The exercise:
Retype exactly what runs from the first line of the data to the line with "plt.rcParams['font.stretch'] = 'condensed'", keeping both of those lines and skipping pictures.

-- START --

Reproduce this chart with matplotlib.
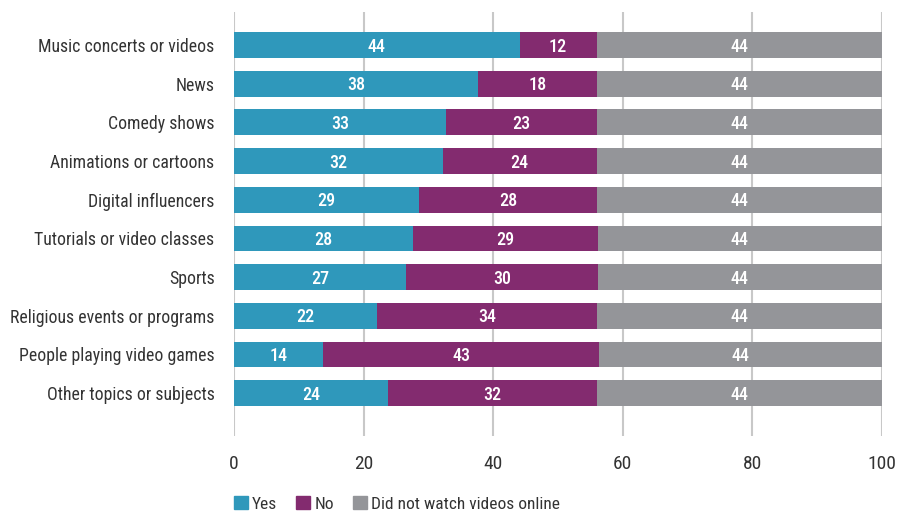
import matplotlib
matplotlib.use('Agg')
import matplotlib.pyplot as plt
from matplotlib import font_manager
from matplotlib.patches import Patch

# pick a narrow face if one is installed
names = {f.name for f in font_manager.fontManager.ttflist}
narrow = [n for n in ['Liberation Sans Narrow', 'Roboto Condensed', 'Open Sans Condensed',
                      'DejaVu Sans Condensed'] if n in names]
plt.rcParams['font.family'] = narrow[:1] + ['Roboto', 'DejaVu Sans']
plt.rcParams['font.stretch'] = 'condensed'

# data (percent)
categories = [
    "Music concerts or videos",
    "News",
    "Comedy shows",
    "Animations or cartoons",
    "Digital influencers",
    "Tutorials or video classes",
    "Sports",
    "Religious events or programs",
    "People playing video games",
    "Other topics or subjects",
]
yes = [44.1, 37.7, 32.7, 32.2, 28.6, 27.6, 26.6, 22.1, 13.8, 23.8]
no = [11.9, 18.3, 23.3, 23.8, 27.5, 28.6, 29.6, 33.9, 42.6, 32.2]
did_not = [100 - a - b for a, b in zip(yes, no)]
series_names = ["Yes", "No", "Did not watch videos online"]
xticks = [0, 20, 40, 60, 80, 100]

blue = '#2f98bb'
purple = '#832b6f'
grey = '#949599'
text_color = '#333333'

fig = plt.figure(figsize=(9.02, 5.16), dpi=100)
ax = fig.add_axes([234 / 902, 1 - 436 / 516, (881.7 - 234) / 902, (436 - 12) / 516])

y = list(range(len(categories)))
h = 0.665
left = [0] * len(y)
for vals, col in zip([yes, no, did_not], [blue, purple, grey]):
    bars = ax.barh(y, vals, left=left, height=h, color=col, zorder=3)
    for b, v in zip(bars, vals):
        ax.text(b.get_x() + b.get_width() / 2, b.get_y() + b.get_height() / 2 + 0.04,
                f"{v:.0f}", ha='center', va='center', color='white',
                fontsize=13, fontweight='medium', zorder=4)
    left = [l + v for l, v in zip(left, vals)]

ax.set_xlim(0, 100)
ax.set_ylim(9 + 1.11, -0.853)
ax.set_xticks(xticks)
ax.set_xticklabels([str(t) for t in xticks])
ax.set_yticks(y)
ax.set_yticklabels(categories)

ax.grid(axis='x', color='#c8c8c8', linewidth=1.5, zorder=0)
ax.tick_params(axis='x', length=0, pad=14, labelsize=14, colors=text_color)
ax.tick_params(axis='y', length=0, pad=14, labelsize=12.8 if narrow else 11, colors=text_color)
for s in ax.spines.values():
    s.set_visible(False)

handles = [Patch(color=c) for c in [blue, purple, grey]]
leg = fig.legend(handles, series_names, loc='lower left', ncol=3,
                 bbox_to_anchor=(218 / 902, -0.022), frameon=False,
                 handlelength=0.8, handleheight=0.8, handletextpad=0.25,
                 columnspacing=1.1, fontsize=12.5, labelcolor=text_color)

fig.savefig('out.png', dpi=100)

-- END --

Solution below:
Reproduce this chart with matplotlib.
import matplotlib
matplotlib.use('Agg')
import matplotlib.pyplot as plt
from matplotlib import font_manager
from matplotlib.patches import Patch

# pick a narrow face if one is installed
names = {f.name for f in font_manager.fontManager.ttflist}
narrow = [n for n in ['Liberation Sans Narrow', 'Roboto Condensed', 'Open Sans Condensed',
                      'DejaVu Sans Condensed'] if n in names]
plt.rcParams['font.family'] = narrow[:1] + ['Roboto', 'DejaVu Sans']
plt.rcParams['font.stretch'] = 'condensed'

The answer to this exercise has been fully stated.